In which I explain economics to Jacques, my dog. You know, so that he can go explain Keynesian macroeconomics to all the other dogs.
Thursday, October 4, 2012
Google, the benevolent behemoth
On of the major problems with a project like the Internet is that everything about it seems to have positive externalities: that is to say that almost every good innovation on the Internet (think blogs, broadband connectivity, good search engines, Wikipedia) is good for every other sector of the Internet. What this means is that these things get under invested in, since the company doing the investment doesn't get all of the payout (since a lot of the benefit is to other sectors entirely). One way to address this sort of market failure is to use the power of government (good schools are good for all americans, not just students, so the government funds them), but that doesn't always work out beautifully (see: every single DMV office in existence, California and Texas's school systems).

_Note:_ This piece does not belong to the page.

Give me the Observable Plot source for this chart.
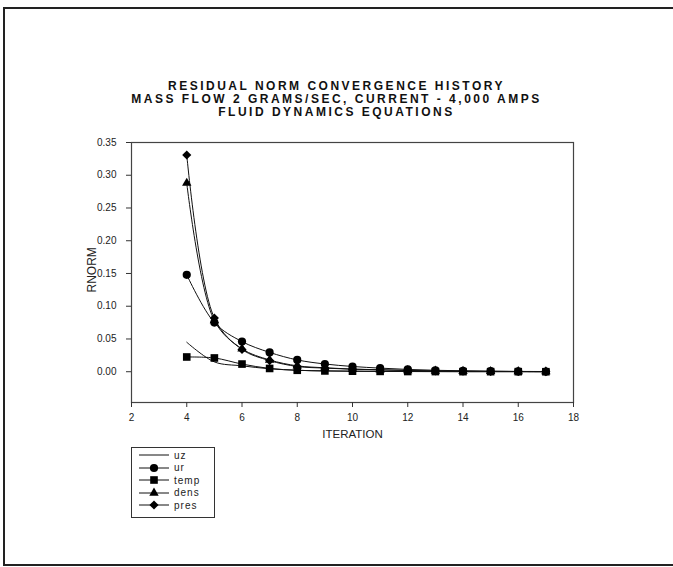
<!DOCTYPE html>
<html>
<head>
<meta charset="utf-8">
<script src="https://cdn.jsdelivr.net/npm/d3@7"></script>
<script src="https://cdn.jsdelivr.net/npm/@observablehq/plot@0.6"></script>
<style>
  html, body { margin: 0; padding: 0; background: #fff; overflow: hidden; }
  #wrap { position: relative; width: 673px; height: 567px; overflow: hidden; font-family: "Liberation Sans", Arial, sans-serif; }
  .bline { position: absolute; background: #222; }
  #title { position: absolute; left: 0; width: 673px; top: 80px; text-align: center; font-weight: bold; font-size: 12px; letter-spacing: 2.5px; line-height: 13px; color: #111; }
  #chart { position: absolute; left: 0; top: 0; }
  #legend { position: absolute; left: 131px; top: 447px; width: 82px; height: 69px; border: 1px solid #333; font-size: 10px; letter-spacing: 1px; color: #222; }
  .item { position: absolute; left: 0; height: 12px; display: flex; align-items: center; }
  .item svg { margin-left: 7px; }
  .item span { margin-left: 5px; }
</style>
</head>
<body>
<div id="wrap">
  <div class="bline" style="left:3px; top:7px; width:670px; height:2px;"></div>
  <div class="bline" style="left:3px; top:7px; width:2px; height:559px;"></div>
  <div class="bline" style="left:3px; top:564px; width:670px; height:2px;"></div>
  <div id="chart"></div>
  <div id="title"></div>
  <div id="legend"></div>
</div>
<script>
const titleLines = [
  "RESIDUAL NORM CONVERGENCE HISTORY",
  "MASS FLOW 2 GRAMS/SEC, CURRENT - 4,000 AMPS",
  "FLUID DYNAMICS EQUATIONS"
];
const xLabel = "ITERATION";
const yLabel = "RNORM";
const xTicks = [2, 4, 6, 8, 10, 12, 14, 16, 18];
const yTicks = [0, 0.05, 0.10, 0.15, 0.20, 0.25, 0.30, 0.35];

const iterations = [4, 5, 6, 7, 8, 9, 10, 11, 12, 13, 14, 15, 16, 17];
const uz   = [0.045, 0.015, 0.009, 0.0045, 0.0022, 0.0012, 0.0008, 0.0005, 0.0003, 0.0002, 0.0001, 0.0001, 0.0001, 0.0000];
const ur   = [0.148, 0.075, 0.046, 0.0295, 0.018, 0.0118, 0.008, 0.0055, 0.0035, 0.0022, 0.0014, 0.0009, 0.0005, 0.0003];
const temp = [0.0225, 0.021, 0.0117, 0.005, 0.0022, 0.0012, 0.0008, 0.0005, 0.0003, 0.0002, 0.0001, 0.0001, 0.0001, 0.0000];
const dens = [0.288, 0.078, 0.035, 0.018, 0.009, 0.006, 0.004, 0.003, 0.002, 0.0012, 0.0008, 0.0005, 0.0003, 0.0002];
const pres = [0.331, 0.082, 0.034, 0.017, 0.008, 0.0055, 0.0038, 0.0028, 0.0018, 0.0011, 0.0007, 0.0004, 0.0003, 0.0002];

const seriesNames = ["uz", "ur", "temp", "dens", "pres"];
const seriesValues = [uz, ur, temp, dens, pres];
const seriesSymbols = [null, "circle", "square", "triangle", "diamond2"];
const seriesR = [0, 4.1, 4.3, 3.5, 4.1];
const drawOrder = ["pres", "dens", "temp", "ur"];

const rows = [];
seriesNames.forEach((name, i) => {
  iterations.forEach((it, j) => rows.push({series: name, iteration: it, value: seriesValues[i][j]}));
});

const marks = [];
seriesNames.forEach((name) => {
  const d = rows.filter(r => r.series === name);
  marks.push(Plot.line(d, {x: "iteration", y: "value", stroke: "#111", strokeWidth: 1, curve: "catmull-rom"}));
});
drawOrder.forEach((name) => {
  const i = seriesNames.indexOf(name);
  const d = rows.filter(r => r.series === name);
  marks.push(Plot.dot(d, {x: "iteration", y: "value", symbol: () => seriesSymbols[i], r: seriesR[i], fill: "#000", stroke: "none"}));
});

const chart = Plot.plot({
  width: 673,
  height: 567,
  marginLeft: 131,
  marginRight: 100,
  marginTop: 142,
  marginBottom: 165,
  style: {fontFamily: "'Liberation Sans', Arial, sans-serif", background: "transparent", color: "#222"},
  x: {domain: [2, 18]},
  y: {domain: [-0.047, 0.35]},
  symbol: {type: "identity"},
  marks: [
    Plot.frame({stroke: "#444", strokeWidth: 1.2}),
    Plot.axisX({ticks: xTicks, tickSize: 5, tickPadding: 6, fontSize: 10, label: null, stroke: "#333", letterSpacing: "1px"}),
    Plot.axisY({ticks: yTicks, tickSize: 5, tickPadding: 10, fontSize: 10, label: null, tickFormat: d3.format(".2f"), stroke: "#333", letterSpacing: "1px"}),
    Plot.text([xLabel], {frameAnchor: "bottom", dy: 35, text: d => d, fontSize: 11.5, fill: "#222", letterSpacing: "1.8px"}),
    Plot.text([yLabel], {frameAnchor: "left", dx: -39, rotate: -90, text: d => d, fontSize: 12, fill: "#222", dy: 20, letterSpacing: "1.5px"}),
    ...marks
  ]
});
document.getElementById("chart").appendChild(chart);

document.getElementById("title").innerHTML = titleLines.map(t => `<div>${t}</div>`).join("");

// legend
const legend = document.getElementById("legend");
seriesNames.forEach((name, i) => {
  const item = document.createElement("div");
  item.className = "item";
  item.style.top = (1 + i * 12.6) + "px";
  const sym = seriesSymbols[i];
  let symPath = "";
  if (sym) {
    const typeMap = {circle: d3.symbolCircle, square: d3.symbolSquare, triangle: d3.symbolTriangle, diamond2: d3.symbolDiamond2};
    const size = Math.PI * seriesR[i] * seriesR[i];
    symPath = `<path transform="translate(15,6)" d="${d3.symbol(typeMap[sym], size)()}" fill="#000"/>`;
  }
  item.innerHTML = `<svg width="30" height="12"><line x1="0" x2="30" y1="6" y2="6" stroke="#111" stroke-width="1"/>${symPath}</svg><span>${name}</span>`;
  legend.appendChild(item);
});
</script>
</body>
</html>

This is why google's behemoth size is such a good thing. When they make the Internet better, they make more money because they make money from most ads on the web. Economists call this internalizing an externality, and its why gmail, blogger and the installation of fiber optic high speed internet in Kansas City make sense for them. Even if they don't each make sense alone, they get more people looking at more ads on the web everywhere, which means more money for google.
This is the upside to having less competition and market domination by a small number of players, and it is the conceptual converse of the tragedy of the commons.